Port Wing. Herbster. We made our way, the distance between Highway 13 and the Great Lake waxing and waning until we stopped for smoked fish and a used book about Lenny Bruce from a shop in Cornucopia. We ate the fish shoreside, and the wind was a cold scour, but we sat close, and among other things, love is Sterno. In short, I was a goner, and by the time we hit the curl at Red Cliff that drops you down to Bayfield I was prepared to complete the necessary paperwork, and said so.

The woman in question informed me that we had known each other only three months and she would make her decision only after conducting a performance review at the six-month mark. That, I said at the time, was a rolled-up newspaper to the snoot.

By sunset, however, we had made our way to Mount Ashwabay, and I shall never forget the sight of this tent, a blue burst against the surrounding green, looking from a distance like a squat storybook caterpillar with its stripes of pearl gray.
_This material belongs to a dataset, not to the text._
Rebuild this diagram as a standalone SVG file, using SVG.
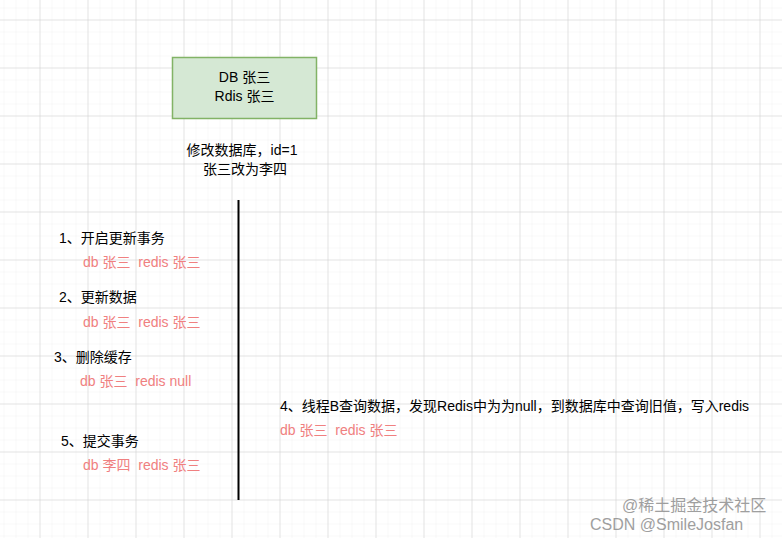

We got there early enough to sit in the grass and watch the crowd filter in, and it really is something to see them gather, everybody milling but quietly so, folks passing in and out of the tent and clusters of friends meeting up to have beers in the grass or eat bratwurst in the concession tent. As the light faded, the crowd gathered and turned itself inward, as if the people were metal filings and the big tent—lit from within now by bare bulbs strung through the quarter poles—was an electromagnet on a rheostat. We allowed ourselves to be drawn in as well. Then the house lights went down, the stage lights came up, and when, three months later, the woman with the blue eyes said for better or worse she too was willing to fill out the paperwork, well, I knew that our night in the Big Top had something to do with it.
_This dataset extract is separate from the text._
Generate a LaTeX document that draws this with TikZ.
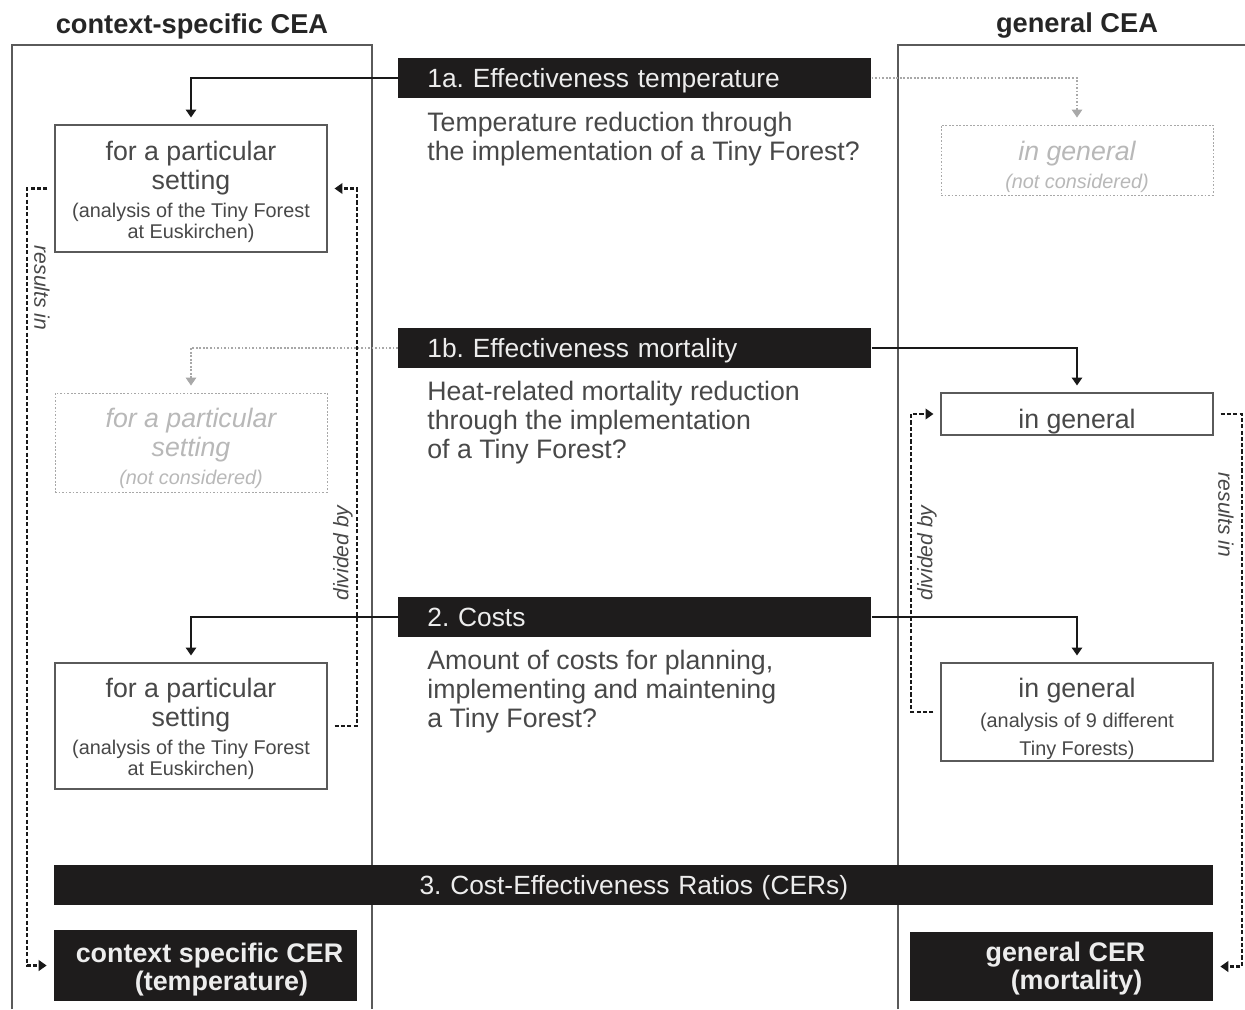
\documentclass[tikz,border=0pt]{standalone}
\usepackage{fontspec}
\setmainfont{Liberation Sans}
\usetikzlibrary{arrows.meta}
\newcommand\pxs{0.02cm}
\newcommand\bodyf{\fontsize{15.2}{16.4}\selectfont}
\newcommand\barf{\fontsize{15}{16.4}\selectfont}
\newcommand\smallf{\fontsize{11.3}{12}\selectfont}
% lifts the first line of a node to set its text lower in the box
\newcommand\topstrut[1]{\rule{0pt}{#1}}
\definecolor{ink}{HTML}{484848}
\definecolor{barfill}{HTML}{1E1C1C}
\definecolor{bartext}{HTML}{EDEDED}
\definecolor{ghost}{HTML}{A8A8A8}
\definecolor{ghosttext}{HTML}{B8B8B8}
\definecolor{frame}{HTML}{5A5A5A}
\frenchspacing
\begin{document}
\begin{tikzpicture}[x=0.02cm,y=-0.02cm,
  title/.style={font=\fontsize{15.5}{17}\selectfont\bfseries, text=black!85},
  panel/.style={draw=frame, line width=0.6pt},
  bar/.style={fill=barfill, text=bartext, font=\barf, minimum height=40*\pxs,
    text height=12pt, text depth=0.8pt,
    inner xsep=29*\pxs, inner ysep=0pt, align=left},
  question/.style={font=\bodyf, text=ink, align=left, anchor=north west, inner sep=0pt},
  box/.style={draw=frame, line width=0.6pt, fill=white, text=ink, font=\bodyf,
    align=center, minimum width=272*\pxs, inner sep=0pt},
  ghostbox/.style={draw=ghost, line width=0.5pt, dash pattern=on 1pt off 1pt, fill=white,
    text=ghosttext, font=\bodyf\itshape, align=center, minimum width=272*\pxs, inner sep=0pt},
  cer/.style={fill=barfill, text=bartext, font=\fontsize{15.3}{16.4}\selectfont\bfseries,
    align=center, minimum width=303*\pxs, inner sep=0pt},
  conn/.style={draw=black!90, line width=0.75pt, -{Triangle[width=6pt,length=4.5pt]}, shorten >=4pt},
  gconn/.style={draw=ghost, line width=0.6pt, dash pattern=on 1pt off 1pt,
    -{Triangle[width=6pt,length=4.5pt,sep=0pt]}, shorten >=4pt},
  dconn/.style={draw=black!90, line width=1.3pt, dash pattern=on 2.3pt off 1.3pt,
    -{Triangle[width=6pt,length=4.5pt]}, shorten <=4pt, shorten >=4pt},
  lbl/.style={font=\fontsize{12}{13}\selectfont\itshape, text=ink, inner sep=0pt}
]
\useasboundingbox (0,0) rectangle (1245,1009);

% column headings
\node[title] (headL) at (192,26) {context-specific CEA};
\node[title] (headR) at (1077,26) {general CEA};

% the two analysis columns
\draw[panel] (12,1009) -- (12,45) -- (372,45) -- (372,1009);
\draw[panel] (898,1009) -- (898,45) -- (1245,45);

% central question bars
\node[bar, anchor=west, text width=(473-58)*\pxs] (bar1a) at (398,78) {1a. Effectiveness temperature};
\node[question] (q1a) at (427,112) {Temperature reduction through\\the implementation of a Tiny Forest?};

\node[bar, anchor=west, text width=(473-58)*\pxs] (bar1b) at (398,348) {1b. Effectiveness mortality};
\node[question] (q1b) at (427,381) {Heat-related mortality reduction\\through the implementation\\of a Tiny Forest?};

\node[bar, anchor=west, text width=(473-58)*\pxs] (bar2) at (398,617) {2. Costs};
\node[question] (q2) at (427,650) {Amount of costs for planning,\\implementing and maintening\\a Tiny Forest?};

\node[bar, anchor=west, text width=(1159-58)*\pxs, align=center] (bar3) at (54,884.5) {3. Cost-Effectiveness Ratios (CERs)};

% context-specific column
\node[box, minimum height=127*\pxs] (lt) at (191,188.5)
  {\topstrut{14.5pt}for a particular\\setting\\[-0.5pt]\smallf (analysis of the Tiny Forest\\[-4.5pt]\smallf at Euskirchen)};
\node[ghostbox, minimum height=99*\pxs] (lm) at (191,442.5)
  {\topstrut{17.9pt}for a particular\\setting\\[-0.6pt]\smallf\itshape (not considered)};
\node[box, minimum height=126*\pxs] (lb) at (191,726)
  {\topstrut{14.5pt}for a particular\\setting\\[-0.5pt]\smallf (analysis of the Tiny Forest\\[-4.5pt]\smallf at Euskirchen)};

% general column
\node[ghostbox, minimum height=70*\pxs] (rt) at (1077,160)
  {\topstrut{19pt}in general\\[-0.1pt]\smallf\itshape (not considered)};
\node[box, minimum height=42*\pxs, text height=17.8pt, text depth=1pt] (rm) at (1077,414) {in general};
\node[box, minimum height=98*\pxs] (rb) at (1077,712)
  {\topstrut{19pt}in general\\[0.4pt]\smallf (analysis of 9 different\\[-0.5pt]\smallf Tiny Forests)};

% resulting ratios
\node[cer, minimum height=71*\pxs] (cerL) at (205.5,965.5)
  {\topstrut{15.7pt}\hspace*{0.16cm}context specific CER\\\hspace*{0.64cm}(temperature)};
\node[cer, minimum height=69*\pxs] (cerR) at (1061.5,966.5)
  {\topstrut{13.5pt}\hspace*{0.16cm}general CER\\\hspace*{0.60cm}(mortality)};

% flows from the question bars
\draw[conn] (bar1a.west) -| (lt.north);
\draw[gconn] (bar1a.east) -| (rt.north);
\draw[gconn] (bar1b.west) -| (lm.north);
\draw[conn] (bar1b.east) -| (rm.north);
\draw[conn] (bar2.west) -| (lb.north);
\draw[conn] (bar2.east) -| (rb.north);

% rails of the dashed relations
\coordinate (railLL) at (27,0);
\coordinate (railLR) at (357,0);
\coordinate (railRL) at (911,0);
\coordinate (railRR) at (1242,0);

\draw[dconn] (lt.west) -- (lt.west -| railLL) |- (cerL.west);
\draw[dconn] (lb.east) -- (lb.east -| railLR) |- (lt.east);
\draw[dconn] (rb.west) -- (rb.west -| railRL) |- (rm.west);
\draw[dconn] (rm.east) -- (rm.east -| railRR) |- (cerR.east);

\node[lbl, rotate=-90] (resL) at (42,288) {results in};
\node[lbl, rotate=90] (divL) at (343,553) {divided by};
\node[lbl, rotate=90] (divR) at (927,553) {divided by};
\node[lbl, rotate=-90] (resR) at (1226,515) {results in};
\end{tikzpicture}
\end{document}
You hear that? The crowd has returned. I wonder if somebody out there is sitting beside some other body, wondering if they too might find love beneath the canvas. It happens, you bet. So as the lights come down, go on and pull that somebody special a tad closer and let the music and the canvas do the rest …

TAKING THE AIR

Welcome back to
Tent Show Radio,
folks. The audience is returning from intermission after having had an opportunity—as they used to say in grander days—to “take the air.” No better place to take the air, really, than up here on the open face of Mount Ashwabay. This is enhanced air; air that has been scrubbed by Lake Superior breezes, filtered for freshness through stands of pine and poplar, and infused with the sound of song. I dare say this is edifying air, air that stimulates your cultural and intellectual improvement. Goodness knows I can stand a few lungfuls. If I were the kind of guy to hire a life coach—well, first of all I'd have to hire six, and they'd have to take shifts. Even then they'd all probably just knock off early and hit the bar to gorge on pickled eggs and do Jäger bombs in a desperate attempt to repress everything as quickly as possible.